Warning: the following post contains writing of a confessional nature, of precisely the type which regular readers of this blog will have learned not to expect. If that's not of interest to you (and honestly, why would it be), move along. I should have something book-related by the end of the week. This is just something I needed to post.
When my father died, everyone said how young he'd been. At eight years old, forty-six doesn't seem very young, and so, like so many other aspects of his loss, this one crept up on me as the years and decades accumulated between us. The older I get, the more untenable it seems for a person to die with so much of their life unlived, and so much left to accomplish. In a month my family and I will mark the nineteenth anniversary of my father's death, the amount of time it takes for the Hebrew and Gregorian calendars to synchronize with one another, so that the Jewish and secular anniversaries will both fall on the same day. Nineteen years is also the midway point between the age I was when my father died and the age he was. These are all meaningless facts and figures, of course, but sometimes that's all you have left.
Yesterday, the day before what would have been my father's 65th birthday, I was stopped coming out of a meeting by one of the project managers in my company. Was it possible, she asked, a little nervously, that my father was the Gideon Nussbaum who worked for Israel Aircraft Industries? As it turns out, he was her boss on her first job out of university.
When someone's been out of your life--out of all life--for as long as my father's been out of mine, they take up very little space. You have to work hard, make a little area that's all their own--the framed triptych my mother made of some of her favorite photographs of him, the kind of picture one keeps only when the person in it is no longer around to remind you of their face, which hangs above the Shabbat candlesticks in the house he bought but never lived in; the photo albums my aunt made as gifts for my Bat Mitzvah and my brother's Bar Mitzvah, which follow my father from infancy to adulthood; the ancient, shabby writing desk that was once his, and which none of us are willing to throw out because, chalked on its underside, is a heart with his name and the name of a high school sweetheart inside.

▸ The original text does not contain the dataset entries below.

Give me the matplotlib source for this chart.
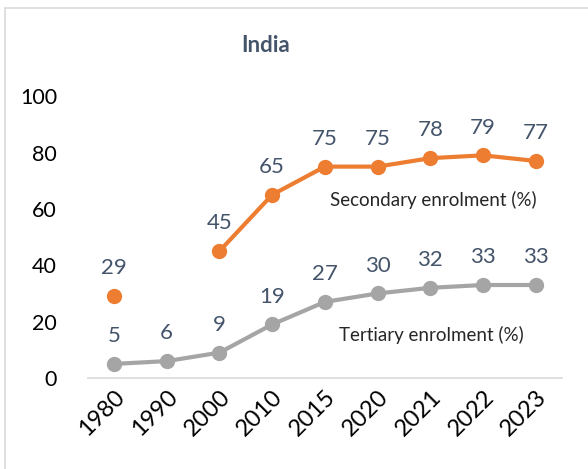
import numpy as np
import matplotlib.pyplot as plt
from matplotlib.patches import Rectangle

plt.rcParams['font.family'] = ['Lato', 'DejaVu Sans']

#%% Data
years = ['1980', '1990', '2000', '2010', '2015', '2020', '2021', '2022', '2023']
secondary = [29, np.nan, 45, 65, 75, 75, 78, 79, 77]
tertiary = [5, 6, 9, 19, 27, 30, 32, 33, 33]

orange = '#ED7D31'
grey = '#A5A5A5'
slate = '#44546A'

#%% Chart
fig = plt.figure(figsize=(5.88, 4.69), dpi=100)
ax = fig.add_axes([0.149, 0.194, 0.807, 0.601])

x = np.arange(len(years))
ax.plot(x, secondary, color=orange, lw=3, marker='o', ms=10, zorder=3)
ax.plot(x, tertiary, color=grey, lw=3, marker='o', ms=10, zorder=3)

for xi, v in zip(x, secondary):
    if not np.isnan(v):
        ax.annotate(f'{v:.0f}', (xi, v), xytext=(0, 20), textcoords='offset points',
                    ha='center', va='center', fontsize=16, color=slate)
for xi, v in zip(x, tertiary):
    ax.annotate(f'{v:.0f}', (xi, v), xytext=(0, 20), textcoords='offset points',
                ha='center', va='center', fontsize=16, color=slate)

ax.text(6.05, 63, 'Secondary enrolment (%)', ha='center', va='center', fontsize=13.5, color='#262626')
ax.text(6.02, 15.2, 'Tertiary enrolment (%)', ha='center', va='center', fontsize=13.5, color='#262626')

ax.set_xlim(-0.5, len(years) - 0.5)
ax.set_ylim(0, 100)
ax.set_yticks([0, 20, 40, 60, 80, 100])
ax.set_xticks(x)
ax.set_xticklabels(years, rotation=45, ha='right', rotation_mode='anchor')
ax.tick_params(length=0, colors='black')
ax.tick_params(axis='y', pad=22, labelsize=15.5)
ax.tick_params(axis='x', pad=6, labelsize=17)
for s in ['top', 'right', 'left']:
    ax.spines[s].set_visible(False)
ax.spines['bottom'].set_color('#D9D9D9')
ax.spines['bottom'].set_linewidth(1.2)

fig.text(0.451, 0.904, 'India', ha='center', va='center', fontsize=16,
         fontweight='bold', color=slate)

fig.patches.append(Rectangle((0.009, -0.02), 1.1, 1.003, transform=fig.transFigure,
                             fill=False, edgecolor='#D9D9D9', lw=1.2))

plt.savefig('out.png', dpi=100)
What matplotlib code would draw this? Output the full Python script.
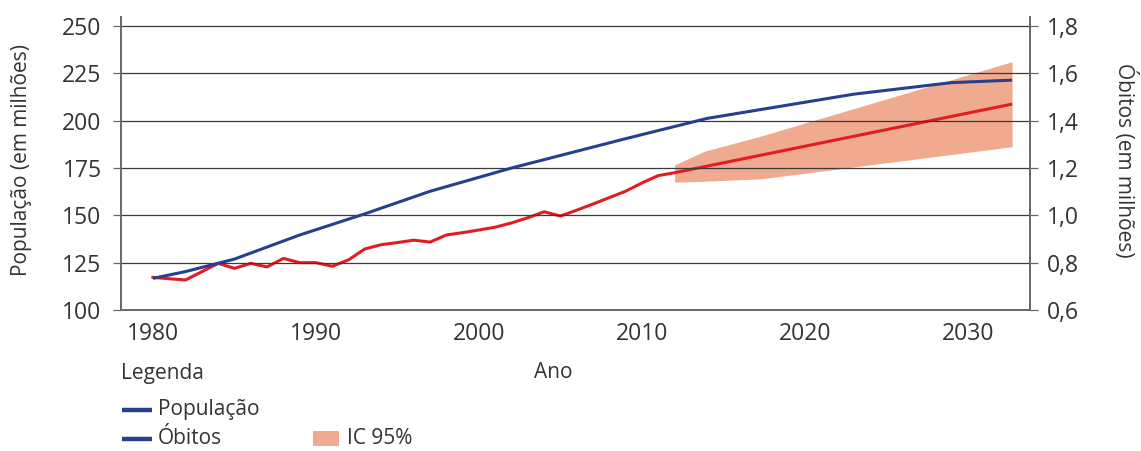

But in my everyday life, my father is a rare figure. I can't honestly imagine my life, more than two thirds of which have passed in his absence, with him in it. There is simply no room for him--my family and I have grown and changed to fill the void he left. To encounter him so unexpectedly, almost as though we'd met by chance on the street, was therefore inexpressibly moving, and all the more so for the obvious affection and admiration with which this person spoke of him.
And it was also, at the same time, terrifying. My father's former subordinate spoke about his qualities as a superior, repeating the praise I've heard from my mother, from my aunt, and from his friends: his natural leadership and authority, his ease and friendliness. All qualities I wish I could find in myself but so seldom do. It's quite scary to think that someone who sees me several times a week will, from now on, think of my father and of those qualities whenever she does. And at the same time it's exhilarating. To know that the place I walk into every day, a huge part of my ordinary, mundane life, is connected to a man so completely lost to me that special days and times are set aside for his remembrance--in a way this is a greater motivation to excel at my job than any salary, bonus, or performance evaluation ever could be.
About a year before my father died I was speaking to another girl at school, having a serious discussion about people we'd known who had died, when she decisively trumped my deceased grandparents with her own dead father. I was shocked. Parents weren't supposed to die. Orphans belonged in storybooks, not ordinary life. For several years after my father's death I was the subject of the same curiosity with which, on that afternoon, I surveyed this girl. Classmates and younger children who, not out of any cruelty but simply out of the same horrified fascination I had once felt, would shamefully sidle up to me and ask a few indelicate questions. As time wore on, sadly, more and more of my contemporaries got to experience death firsthand, and soon my loss was overshadowed by that of classmates and friends, whose grief was keener and more recent than my own. From my observation of them, and from my own experiences, I've come to realize that what shocked me that afternoon twenty years ago was not so much the fact of a father's death, but the matter-of-factness with which it was reported. That my friend could speak of an unspeakable thing as if it were ordinary, because to her it was, just as my father's death quickly became to me. A fact of life, and soon not even a very prominent one. People die, and even when they're remembered, life goes on without them, and the pain of their loss becomes part of the huge tapestry of happy and sad events that make up a life. Yesterday, for a brief moment, my father reentered my life--a rare occurrence in the nineteen years since he's left it, and one that is likely to grow even rarer. I'm truly grateful, therefore, for this opportunity to meet him again.